I am needing to write a prove showing that $GL(2,\mathbb{R}) / SL(2,\mathbb{R}) $ is isomorphic to $\mathbb{R}^*$.
I know that $SL(2,\mathbb{R})$ is a normal subgroup of $GL(2,\mathbb{R})$ but I'm not sure how to use that or where I should start.
Any help would be appreciated. Thanks.
On
This works equally well for any $n$, not just $n=2.$ Let $G$ denote non-singular matrices with real entries of size $n\times n$. And let $H$ denote the subset there consisting matrices of determinant 1. You already know $H$ is a normal subgroup.

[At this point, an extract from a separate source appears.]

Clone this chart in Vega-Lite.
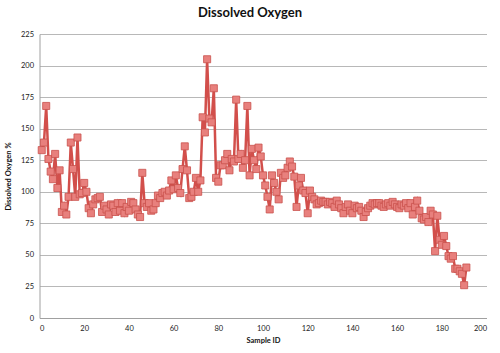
{
  "$schema": "https://vega.github.io/schema/vega-lite/v6.json",
  "autosize": "none",
  "width": 447,
  "height": 284,
  "padding": {"left": 39.5, "top": 34, "right": 13.5, "bottom": 35},
  "background": "white",
  "title": {"text": "Dissolved Oxygen", "font": "Lato", "fontSize": 13, "fontWeight": "bold", "color": "#111", "anchor": "middle", "dx": -13, "offset": 10},
  "data": {"values": [
    {"id":1,"v":133},{"id":2,"v":139},{"id":3,"v":168},{"id":4,"v":126},{"id":5,"v":116},
    {"id":6,"v":110},{"id":7,"v":130},{"id":8,"v":103},{"id":9,"v":117},{"id":10,"v":84},
    {"id":11,"v":89},{"id":12,"v":82},{"id":13,"v":96},{"id":14,"v":139},{"id":15,"v":118},
    {"id":16,"v":96},{"id":17,"v":143},{"id":18,"v":98},{"id":19,"v":99},{"id":20,"v":107},
    {"id":21,"v":100},{"id":22,"v":87},{"id":23,"v":83},{"id":24,"v":90},{"id":25,"v":94},
    {"id":26,"v":95},{"id":27,"v":96},{"id":28,"v":84},{"id":29,"v":89},{"id":30,"v":86},
    {"id":31,"v":82},{"id":32,"v":90},{"id":33,"v":89},{"id":34,"v":84},{"id":35,"v":91},
    {"id":36,"v":85},{"id":37,"v":91},{"id":38,"v":83},{"id":39,"v":88},{"id":40,"v":85},
    {"id":41,"v":92},{"id":42,"v":91},{"id":43,"v":86},{"id":44,"v":82},{"id":45,"v":80},
    {"id":46,"v":115},{"id":47,"v":91},{"id":48,"v":88},{"id":49,"v":91},{"id":50,"v":85},
    {"id":51,"v":86},{"id":52,"v":91},{"id":53,"v":97},{"id":54,"v":95},{"id":55,"v":99},
    {"id":56,"v":100},{"id":57,"v":97},{"id":58,"v":101},{"id":59,"v":109},{"id":60,"v":102},
    {"id":61,"v":113},{"id":62,"v":103},{"id":63,"v":99},{"id":64,"v":118},{"id":65,"v":136},
    {"id":66,"v":117},{"id":67,"v":95},{"id":68,"v":96},{"id":69,"v":100},{"id":70,"v":111},
    {"id":71,"v":100},{"id":72,"v":109},{"id":73,"v":159},{"id":74,"v":147},{"id":75,"v":205},
    {"id":76,"v":158},{"id":77,"v":155},{"id":78,"v":182},{"id":79,"v":111},{"id":80,"v":108},
    {"id":81,"v":121},{"id":82,"v":121},{"id":83,"v":125},{"id":84,"v":130},{"id":85,"v":117},
    {"id":86,"v":126},{"id":87,"v":124},{"id":88,"v":173},{"id":89,"v":126},{"id":90,"v":130},
    {"id":91,"v":119},{"id":92,"v":125},{"id":93,"v":168},{"id":94,"v":113},{"id":95,"v":134},
    {"id":96,"v":125},{"id":97,"v":118},{"id":98,"v":135},{"id":99,"v":128},{"id":100,"v":113},
    {"id":101,"v":105},{"id":102,"v":96},{"id":103,"v":86},{"id":104,"v":113},{"id":105,"v":107},
    {"id":106,"v":100},{"id":107,"v":94},{"id":108,"v":115},{"id":109,"v":111},{"id":110,"v":113},
    {"id":111,"v":119},{"id":112,"v":124},{"id":113,"v":120},{"id":114,"v":112},{"id":115,"v":88},
    {"id":116,"v":105},{"id":117,"v":111},{"id":118,"v":101},{"id":119,"v":99},{"id":120,"v":83},
    {"id":121,"v":101},{"id":122,"v":96},{"id":123,"v":94},{"id":124,"v":90},{"id":125,"v":91},
    {"id":126,"v":93},{"id":127,"v":92},{"id":128,"v":92},{"id":129,"v":90},{"id":130,"v":92},
    {"id":131,"v":91},{"id":132,"v":88},{"id":133,"v":93},{"id":134,"v":90},{"id":135,"v":87},
    {"id":136,"v":83},{"id":137,"v":88},{"id":138,"v":90},{"id":139,"v":85},{"id":140,"v":83},
    {"id":141,"v":89},{"id":142,"v":87},{"id":143,"v":88},{"id":144,"v":85},{"id":145,"v":80},
    {"id":146,"v":84},{"id":147,"v":87},{"id":148,"v":89},{"id":149,"v":91},{"id":150,"v":90},
    {"id":151,"v":91},{"id":152,"v":91},{"id":153,"v":89},{"id":154,"v":88},{"id":155,"v":90},
    {"id":156,"v":91},{"id":157,"v":89},{"id":158,"v":92},{"id":159,"v":90},{"id":160,"v":88},
    {"id":161,"v":87},{"id":162,"v":90},{"id":163,"v":89},{"id":164,"v":91},{"id":165,"v":87},
    {"id":166,"v":91},{"id":167,"v":82},{"id":168,"v":88},{"id":169,"v":93},{"id":170,"v":85},
    {"id":171,"v":79},{"id":172,"v":78},{"id":173,"v":80},{"id":174,"v":76},{"id":175,"v":85},
    {"id":176,"v":82},{"id":177,"v":53},{"id":178,"v":81},{"id":179,"v":62},{"id":180,"v":58},
    {"id":181,"v":65},{"id":182,"v":57},{"id":183,"v":49},{"id":184,"v":47},{"id":185,"v":49},
    {"id":186,"v":39},{"id":187,"v":39},{"id":188,"v":37},{"id":189,"v":35},{"id":190,"v":26},
    {"id":191,"v":40}
  ]},
  "encoding": {
    "x": {"field": "id", "type": "quantitative", "title": "Sample ID",
      "scale": {"domain": [0, 200], "nice": false, "zero": false},
      "axis": {"values": [0,20,40,60,80,100,120,140,160,180,200], "grid": false, "ticks": false,
        "domainColor": "#a0a0a0", "labelFont": "Lato", "labelFontSize": 7.5, "labelColor": "#222",
        "labelPadding": 6, "titleFont": "Lato", "titleFontSize": 7.5, "titleFontWeight": "bold",
        "titleColor": "#111", "titlePadding": 5}},
    "y": {"field": "v", "type": "quantitative", "title": "Dissolved Oxygen %",
      "scale": {"domain": [0, 225], "nice": false},
      "axis": {"values": [0,25,50,75,100,125,150,175,200,225], "grid": true, "gridColor": "#b8b8b8",
        "gridWidth": 1, "ticks": false, "domainColor": "#a0a0a0", "labelFont": "Lato",
        "labelFontSize": 7.5, "labelColor": "#222", "labelPadding": 6, "titleFont": "Lato",
        "titleFontSize": 7.5, "titleFontWeight": "bold", "titleColor": "#111", "titlePadding": 8}}
  },
  "layer": [
    {"mark": {"type": "line", "color": "#d24f4b", "strokeWidth": 2.5}},
    {"mark": {"type": "point", "shape": "square", "filled": true, "size": 50, "fill": "#e8807d",
      "stroke": "#c9504c", "strokeWidth": 0.8, "opacity": 1}}
  ],
  "config": {"view": {"stroke": null}}
}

We can show that the quotient group $G/H$ is isomorphic to $\mathbf{R}^*$. For that we use the fact that $\det(AB)= \det(A)\times \det(B).$
(now I'll start using small letters to denote matrices!) For any coset $gH$, pick an arbitrary representative $x=gh$ where $h\in H$. Define $\phi(gH) = \det (g)$. This is well-defined (ie independent of $h\in H$.)
Can easily check this is a homomorphism of groups.
To show surjectivity of $\phi$: given a non-zero number like $5$ consider the diagonal matrix $y$ with one diagonal entry $5$ and all other diagonal entries $1$. Then $\phi(yH)=5$. Injectivity you can attempt to prove as an exercise.
On
I present a much simpler proof.
Define $f:GL(2,\mathbf R)\rightarrow \mathbf R^*$ as $A\mapsto \det A.$
Since $SL(2, \mathbf R)$ is a normal subgroup of $GL(2, \mathbf R)$, by first isomorphism theorem, $GL(2,\mathbf R)/SL(2,\mathbf R)\cong f(GL(2,\mathbf R))$,
For any element of $\lambda \in \mathbf R^*$, we have a preimage $A=\begin{bmatrix} \lambda&0\\0&1\end{bmatrix} \in GL(2,\mathbf R)$ of function $f$.
Derek Holt on 12th October kindly pointed out this simple fact: $f\left (\begin{bmatrix} \lambda&0\\0&1\end{bmatrix}\right) = \lambda$, it implies $f(GL(2,\mathbf R)) = \mathbf R^*$.
Thus, $GL(2,\mathbf R)/SL(2,\mathbf R)\cong \mathbf R^*$, from first isomorphism theorem.
The homomorphism $GL(2,\Bbb R)\to\Bbb R^*$, $A\mapsto \det A$ has $SL(2,\Bbb R)$ as kernel.